Üç konuda kombinasyon seçenekleri altıyı geçmez. Domates-açlık, açlık-mermi, domates- mermi, mermi-açlık, mermi-domates, açlık-domates olabilir. Bunların üçünü yan yana düşünmek de mevcut Türkiye’nin hali olarak mümkün olur. Seç beğen.
Birincisi; eğer derdin domates ise mermiyi almaz, domates alırsın, ikincisi, derdin mermiyse domatesi satar mermi alırsın. Üçüncüsü; derdin domates ise niye açsın? Derdin açlıksa niye mermi alırsın, mermi domates ise neden açsın?
Bu kombinasyon seçeneklerinden her gün birini öne çıkaran tek adam sistemi toplumun aklıyla alay etme, aşağılamaya devam etme siyasetini sürdürüyor. Artık karar vakti. Türkiye Cumhuriyeti 1946’da çok partili sisteme geçtiğinden bu yana AKP de dahil 67 hükümet kuruldu, 10 darbe yapıldı. 1960 darbesi, 1971 darbesi, 1980 darbesi, 1993 Tansu Çiller-Demirel darbesi, 1997 Çevik bir darbesi, 2002 Ecevit darbesi ve AKP çıktı. AKP de Ekim 2014 çöktürme darbesi ve 15 Temmuz 2016 kontrollü darbeden kontrolsüz OHAL’e, Kayyum darbesi, silahlandırma darbesi (yola koyuldu). Eskiden on yılda bir darbe yapılırdı, şimdi iki yılda bir yapılıyor.

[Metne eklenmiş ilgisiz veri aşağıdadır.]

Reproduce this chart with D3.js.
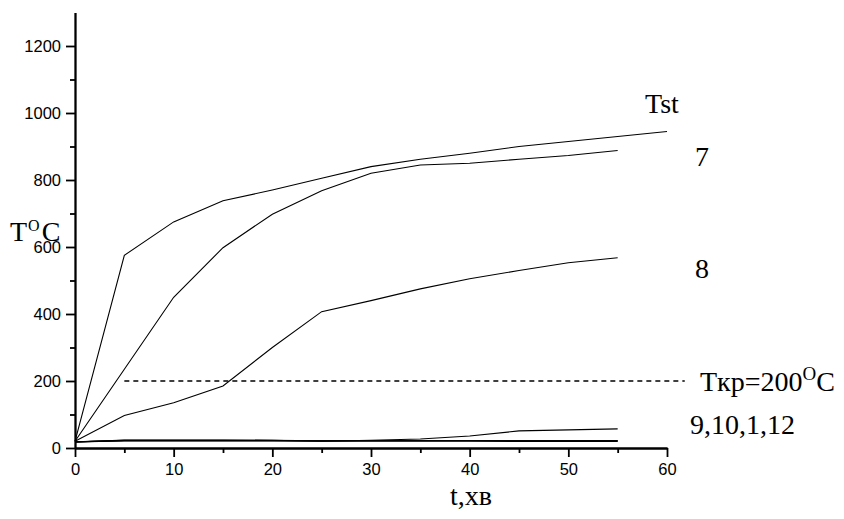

Her seçim ‘bizi kandırdılar, yalan söylediler…’ söylemleri kadın katliamı, çocuğa taciz, tecavüzü, doğanın talanı, yoksulluk, açlık, halkları, inançları imha, yıkım, gözyaşı ve savaşı durdurmaya yetmiyor. Yalana karşı mücadele etmek yalan söyleyerek devletleşen hükümetin işi değil, olsaydı yalan söylemezdi. Şeffaf olsaydı, devlet olmazdı.
Bu bilindiğine göre, çok geç kalmadan mermiyi satın almasına karşı çıkar domates alma mücadelesi verirsin. Fazla seçenek yok, yani ya sen mermiyi aç bırakırsın ya mermi seni aç bırakır.
Tek adam açıkça meydana çıktı sordu, ‘… domatesçiler, biberciler, patlıcancılar, merminin fiyatını biliyor musunuz?…’ Yani yine açıkça sivri biber füze, domates bomba, patlıcanın F-16, S-300-400 olduğunu bilmiyor musun dedi. Ve yine dedi ki, ‘17 yılda 6 genel seçim, 3 referandum, 3 darbe, 3 yerel seçim yaptım, dördüncüsü yolda. Bu seçimde ‘gönül belediyeciliği’ dedim ki gönüllüm yoksa kayyumu zorla romantikleştireyim, biliyorsun her seçim savaş propagandasını da böyle yaptım. Savaş Mesihi benim. ‘
Her sabah ülkenin bir komşusuna füze, mermi, bomba yağdırıyor. İmhayı, işgali romantikleştiren ‘bir gece ansızın cebine, canına girebilirim’ yeni yorumuyla faşizmi ‘romantize’, açlığı ‘modernize’ ede ede, üstüne üstüne geliyor. Suyu, toprağı, dört mevsim güneşi olan ülke, dur demek için ‘seni iyi anladık, mermi istemiyoruz’ demenin zamanı geçmiyor mu (?)